Given request: Exclude images, then output the remaining data verbatim.

Recorded information:
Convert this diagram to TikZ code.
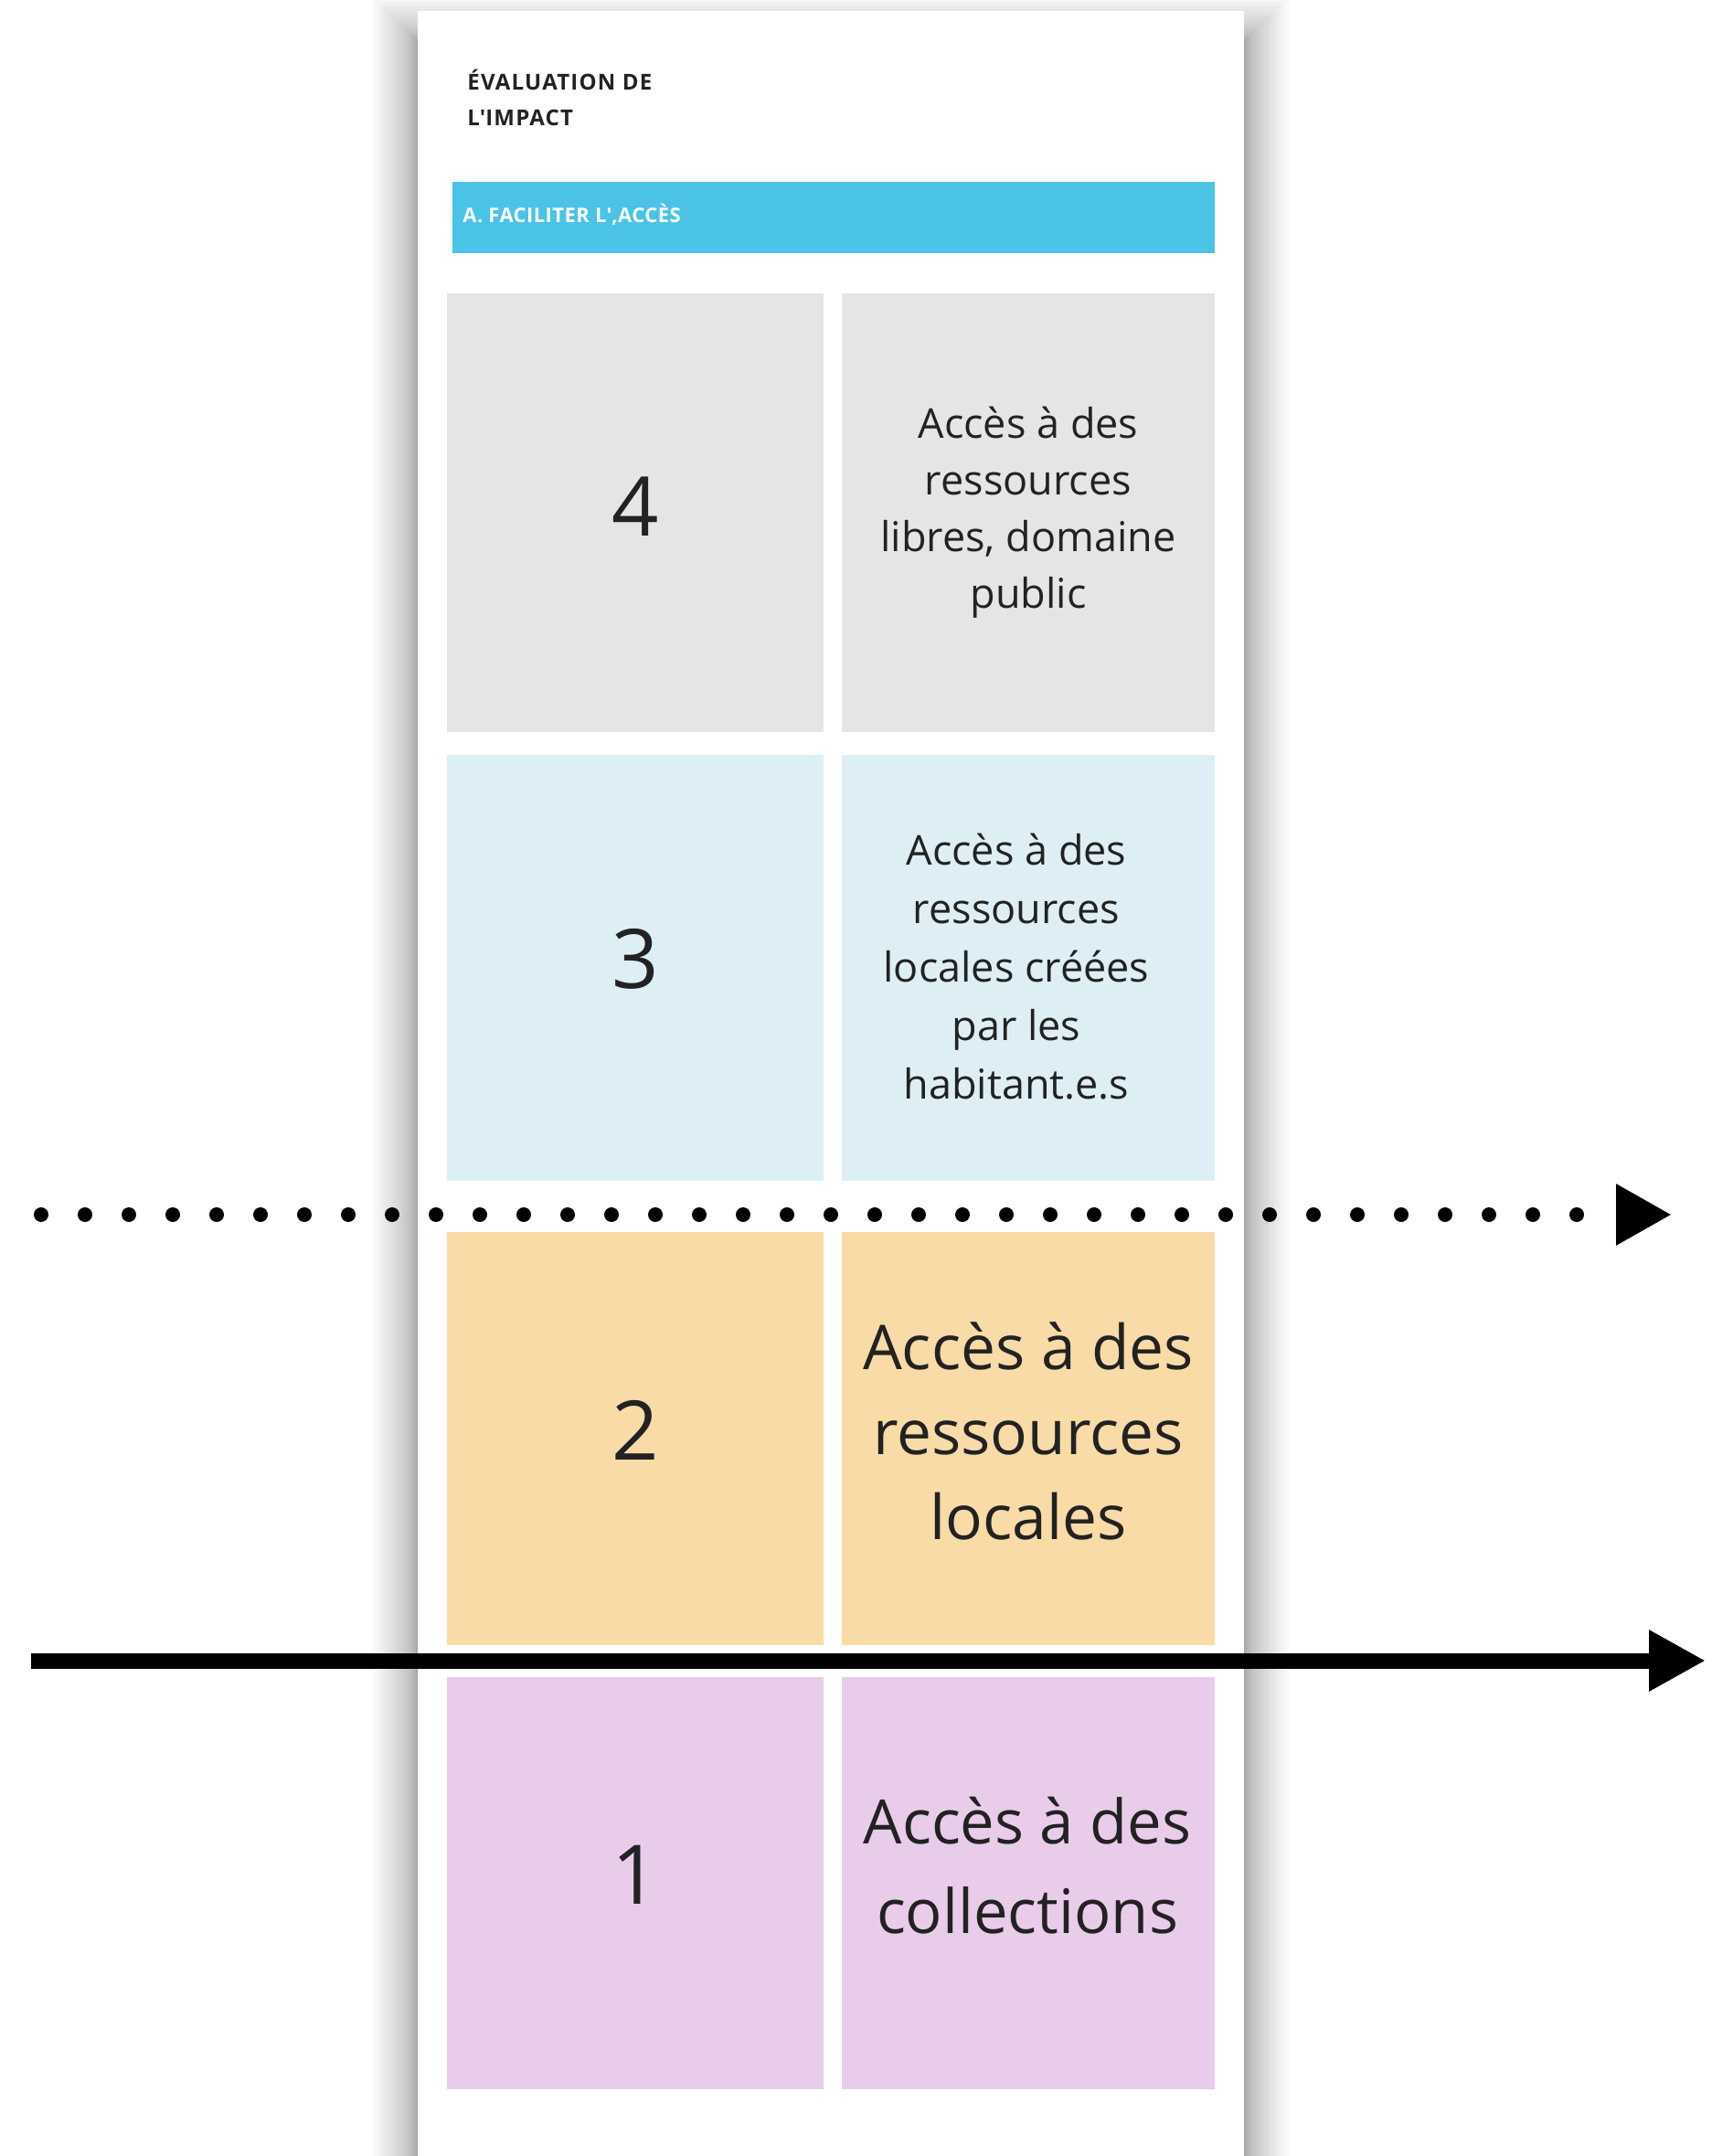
\documentclass[tikz,border=0pt]{standalone}
\usepackage{fontspec}
\setmainfont{Open Sans}
\usetikzlibrary{arrows.meta}
\definecolor{barblue}{RGB}{75,195,231}
\definecolor{rowgray}{RGB}{229,229,229}
\definecolor{rowblue}{RGB}{221,239,245}
\definecolor{rowpeach}{RGB}{248,219,166}
\definecolor{rowlav}{RGB}{233,204,234}
\definecolor{ink}{RGB}{34,34,34}
\tikzset{
  cell/.style={rectangle, inner sep=0pt, outer sep=0pt, draw=none},
  digit/.style={inner sep=0pt, text=ink, font=\fontsize{45}{54}\selectfont},
  smalltxt/.style={inner sep=0pt, text=ink, align=center, font=\fontsize{22.5}{31}\selectfont},
  midtxt/.style={inner sep=0pt, text=ink, align=center, font=\fontsize{22.5}{32}\selectfont},
  bigtxt/.style={inner sep=0pt, text=ink, align=center, font=\fontsize{33.8}{46.5}\selectfont},
  bigtxtb/.style={inner sep=0pt, text=ink, align=center, font=\fontsize{33.5}{49}\selectfont},
  titletxt/.style={inner sep=0pt, anchor=base west, text=ink, font=\fontsize{12}{19.5}\selectfont\bfseries\addfontfeature{LetterSpace=5}},
  bartxt/.style={inner sep=0pt, anchor=base west, text=white, font=\fontsize{11}{13}\selectfont\bfseries\addfontfeature{LetterSpace=2}},
  solidarrow/.style={line width=8.5pt, -{Triangle[length=31pt,width=31.5pt]}},
  dotarrow/.style={line width=8pt, line cap=round, dash pattern=on 0pt off 24pt, -{Triangle[length=30.5pt,width=31.5pt]}}
}
\begin{document}
\begin{tikzpicture}[x=0.5pt,y=-0.5pt]
\useasboundingbox (0,0) rectangle (1895,2359);
\clip (0,0) rectangle (1895,2359);
% card shadow (denser near the card edge)
\foreach \i in {1,...,30}
  \fill[black,opacity=0.016] ({457-50*(\i/30)^2},{45-50*(\i/30)^2}) rectangle ({1361+50*(\i/30)^2},2420);
% card
\fill[white] (457,12) rectangle (1361,2420);
% title
\node[titletxt] (t1) at (511,99) {ÉVALUATION DE};
\node[titletxt] (t2) at (511,138) {L\textquotesingle IMPACT};
% bar
\node[cell, fill=barblue, minimum width=417pt, minimum height=39pt] (bar) at (912,238) {};
\node[bartxt] (bartext) at (506,244) {A. FACILITER L\textquotesingle,ACCÈS};
% row 4
\node[cell, fill=rowgray, minimum width=206pt, minimum height=240pt] (b4l) at (695,561) {};
\node[cell, fill=rowgray, minimum width=204pt, minimum height=240pt] (b4r) at (1125,561) {};
% row 3
\node[cell, fill=rowblue, minimum width=206pt, minimum height=233pt] (b3l) at (695,1059) {};
\node[cell, fill=rowblue, minimum width=204pt, minimum height=233pt] (b3r) at (1125,1059) {};
% row 2
\node[cell, fill=rowpeach, minimum width=206pt, minimum height=226pt] (b2l) at (695,1574) {};
\node[cell, fill=rowpeach, minimum width=204pt, minimum height=226pt] (b2r) at (1125,1574) {};
% row 1
\node[cell, fill=rowlav, minimum width=206pt, minimum height=225.5pt] (b1l) at (695,2060.5) {};
\node[cell, fill=rowlav, minimum width=204pt, minimum height=225.5pt] (b1r) at (1125,2060.5) {};
% digits
\node[digit] (d4) at (695,554) {4};
\node[digit] (d3) at (695,1049) {3};
\node[digit] (d2) at (695,1565) {2};
\node[digit] (d1) at (695,2051) {1};
% texts
\node[smalltxt] (x4) at (1125,561) {Accès à des\\ressources\\libres, domaine\\public};
\node[midtxt] (x3) at (1112,1058) {Accès à des\\ressources\\locales créées\\par les\\habitant.e.s};
\node[bigtxt] (x2) at (1125,1566) {Accès à des\\ressources\\locales};
\node[bigtxtb] (x1) at (1124,2041) {Accès à des\\collections};
% arrows
\coordinate (dS) at (45,1329);
\coordinate (dE) at (1829,1329);
\draw[dotarrow] (dS) -- (dE);
\coordinate (sS) at (34,1817);
\coordinate (sE) at (1866,1817);
\draw[solidarrow] (sS) -- (sE);
\end{tikzpicture}
\end{document}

Solution to the problem:
Convert this diagram to TikZ code.
\documentclass[tikz,border=0pt]{standalone}
\usepackage{fontspec}
\setmainfont{Open Sans}
\usetikzlibrary{arrows.meta}
\definecolor{barblue}{RGB}{75,195,231}
\definecolor{rowgray}{RGB}{229,229,229}
\definecolor{rowblue}{RGB}{221,239,245}
\definecolor{rowpeach}{RGB}{248,219,166}
\definecolor{rowlav}{RGB}{233,204,234}
\definecolor{ink}{RGB}{34,34,34}
\tikzset{
  cell/.style={rectangle, inner sep=0pt, outer sep=0pt, draw=none},
  digit/.style={inner sep=0pt, text=ink, font=\fontsize{45}{54}\selectfont},
  smalltxt/.style={inner sep=0pt, text=ink, align=center, font=\fontsize{22.5}{31}\selectfont},
  midtxt/.style={inner sep=0pt, text=ink, align=center, font=\fontsize{22.5}{32}\selectfont},
  bigtxt/.style={inner sep=0pt, text=ink, align=center, font=\fontsize{33.8}{46.5}\selectfont},
  bigtxtb/.style={inner sep=0pt, text=ink, align=center, font=\fontsize{33.5}{49}\selectfont},
  titletxt/.style={inner sep=0pt, anchor=base west, text=ink, font=\fontsize{12}{19.5}\selectfont\bfseries\addfontfeature{LetterSpace=5}},
  bartxt/.style={inner sep=0pt, anchor=base west, text=white, font=\fontsize{11}{13}\selectfont\bfseries\addfontfeature{LetterSpace=2}},
  solidarrow/.style={line width=8.5pt, -{Triangle[length=31pt,width=31.5pt]}},
  dotarrow/.style={line width=8pt, line cap=round, dash pattern=on 0pt off 24pt, -{Triangle[length=30.5pt,width=31.5pt]}}
}
\begin{document}
\begin{tikzpicture}[x=0.5pt,y=-0.5pt]
\useasboundingbox (0,0) rectangle (1895,2359);
\clip (0,0) rectangle (1895,2359);
% card shadow (denser near the card edge)
\foreach \i in {1,...,30}
  \fill[black,opacity=0.016] ({457-50*(\i/30)^2},{45-50*(\i/30)^2}) rectangle ({1361+50*(\i/30)^2},2420);
% card
\fill[white] (457,12) rectangle (1361,2420);
% title
\node[titletxt] (t1) at (511,99) {ÉVALUATION DE};
\node[titletxt] (t2) at (511,138) {L\textquotesingle IMPACT};
% bar
\node[cell, fill=barblue, minimum width=417pt, minimum height=39pt] (bar) at (912,238) {};
\node[bartxt] (bartext) at (506,244) {A. FACILITER L\textquotesingle,ACCÈS};
% row 4
\node[cell, fill=rowgray, minimum width=206pt, minimum height=240pt] (b4l) at (695,561) {};
\node[cell, fill=rowgray, minimum width=204pt, minimum height=240pt] (b4r) at (1125,561) {};
% row 3
\node[cell, fill=rowblue, minimum width=206pt, minimum height=233pt] (b3l) at (695,1059) {};
\node[cell, fill=rowblue, minimum width=204pt, minimum height=233pt] (b3r) at (1125,1059) {};
% row 2
\node[cell, fill=rowpeach, minimum width=206pt, minimum height=226pt] (b2l) at (695,1574) {};
\node[cell, fill=rowpeach, minimum width=204pt, minimum height=226pt] (b2r) at (1125,1574) {};
% row 1
\node[cell, fill=rowlav, minimum width=206pt, minimum height=225.5pt] (b1l) at (695,2060.5) {};
\node[cell, fill=rowlav, minimum width=204pt, minimum height=225.5pt] (b1r) at (1125,2060.5) {};
% digits
\node[digit] (d4) at (695,554) {4};
\node[digit] (d3) at (695,1049) {3};
\node[digit] (d2) at (695,1565) {2};
\node[digit] (d1) at (695,2051) {1};
% texts
\node[smalltxt] (x4) at (1125,561) {Accès à des\\ressources\\libres, domaine\\public};
\node[midtxt] (x3) at (1112,1058) {Accès à des\\ressources\\locales créées\\par les\\habitant.e.s};
\node[bigtxt] (x2) at (1125,1566) {Accès à des\\ressources\\locales};
\node[bigtxtb] (x1) at (1124,2041) {Accès à des\\collections};
% arrows
\coordinate (dS) at (45,1329);
\coordinate (dE) at (1829,1329);
\draw[dotarrow] (dS) -- (dE);
\coordinate (sS) at (34,1817);
\coordinate (sE) at (1866,1817);
\draw[solidarrow] (sS) -- (sE);
\end{tikzpicture}
\end{document}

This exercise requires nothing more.